Like fellow Fours Oscar Wilde (“I consider that for any man of culture to accept the standard of his age is a form of the grossest immorality”) and Prince (“Am I black or white, am I straight or gay”), Bowie delighted in eschewing conventional morality and definitions, taking a Puckish delight in transgressing boundaries of gender (being one of the first rock Artists to “come out” as being gay, in 1972) as well as genre (with his frequent stylistic shifts bewildering both fans and critics alike). Fours tend to abhor rules and, ever in the process of discovering themselves, regard definition as unacceptable restriction. Thus, following the long sought- after global success he finally attained with space- age superman Ziggy Stardust, Bowie felt capable of retiring this immensely lucrative character at the height of its popularity. He then embarked on a Broadway- style musical based on Orwell’s “1984” (“Diamond Dogs”), the tour of which involved an elaborate and costly set that ensured minimum profits, and played to a largely confused audience of Ziggy clones. No sooner was this new guise established than once again Bowie moved on, this time to soul music. Consequently, the vast “1984” set was abandoned, and the audience confronted by a baggy- suited Bowie, flanked by a plethora of gospel singers and backed by a funk band.
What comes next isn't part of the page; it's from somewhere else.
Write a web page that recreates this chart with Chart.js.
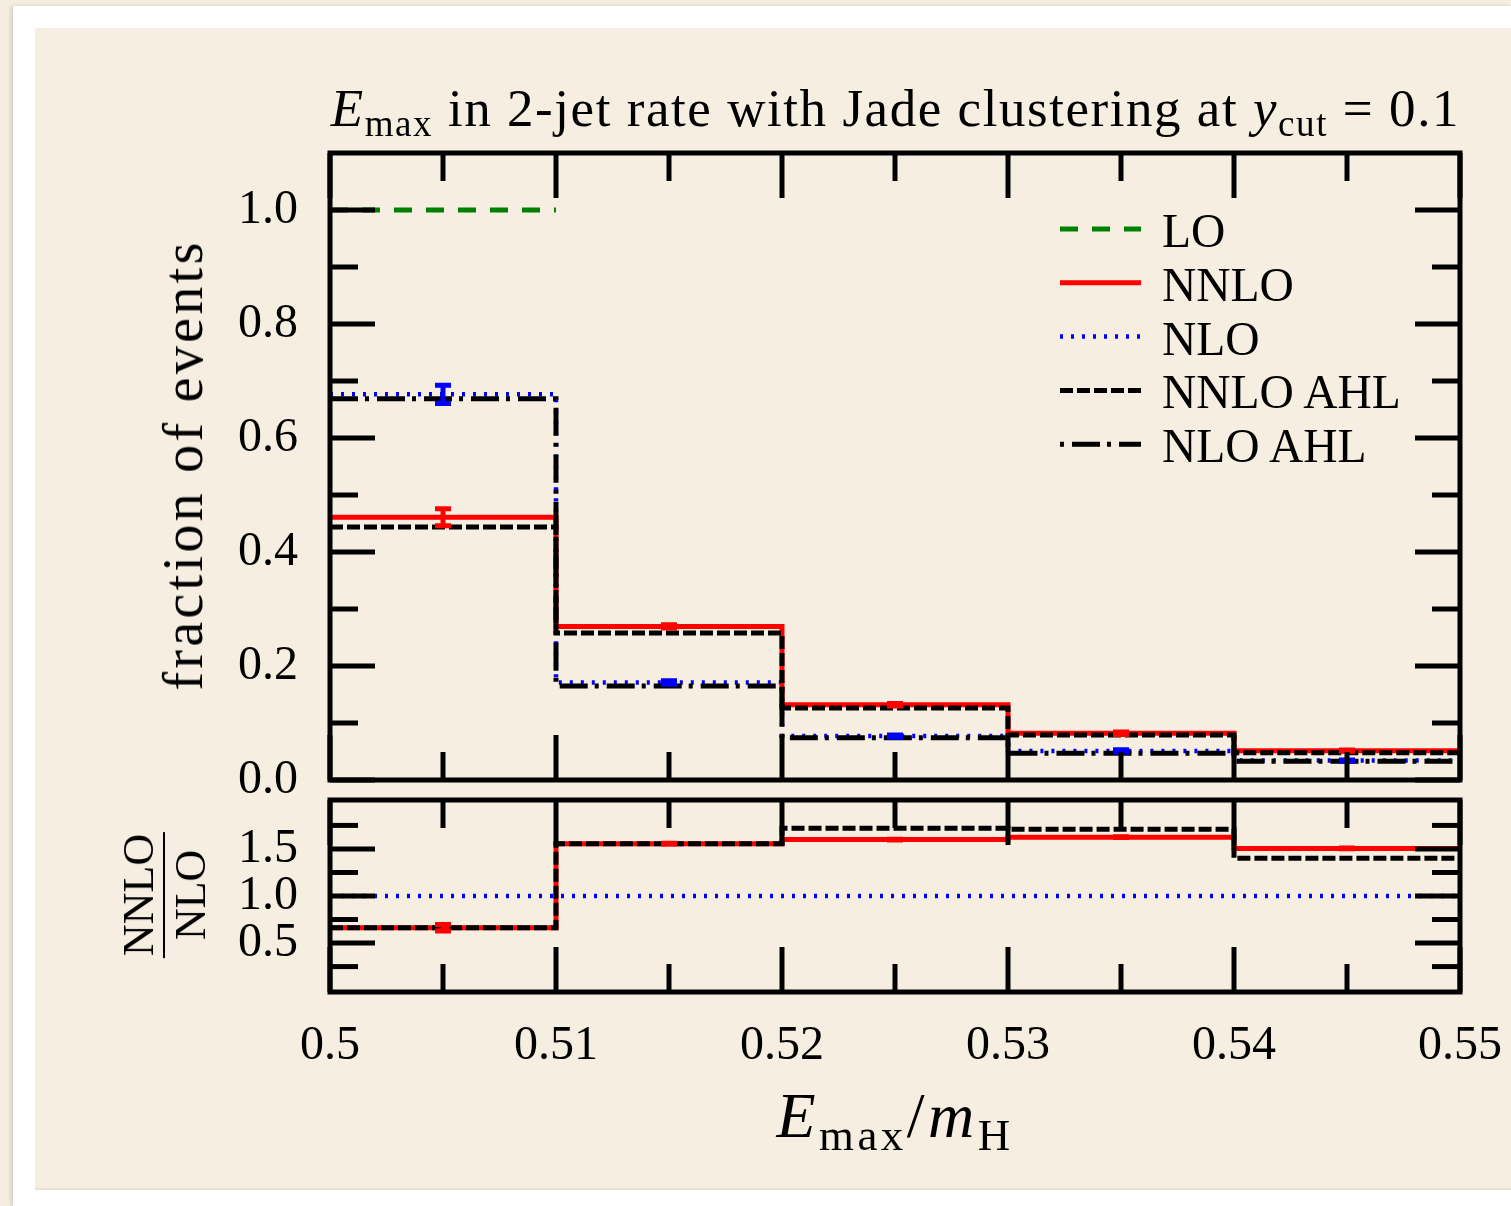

A more career- minded artist would perhaps “play it safe” and temper creative demands to the expectations of audience and critics alike, especially in the high- stake rock arena, where reputation and revenue are, once lost, seldom recovered. However, as a Four, Bowie was primarily driven by the need to follow his Artistic vision; that this decision was vindicated by longevity and ongoing success is testament both to his instincts and the individualistic commitment of the Four, a type who often suffer incomprehension and failure for furrowing new paths through unknown terrain.
 In a pop culture that seeks to produce simplified, saleable artists, ever in pursuit of the predictable over the creative, Bowie serves as an example of the imaginativeness, courage and tireless self- discovery of the Four, and as an inspirational model of Artistic vision, commitment and perseverance.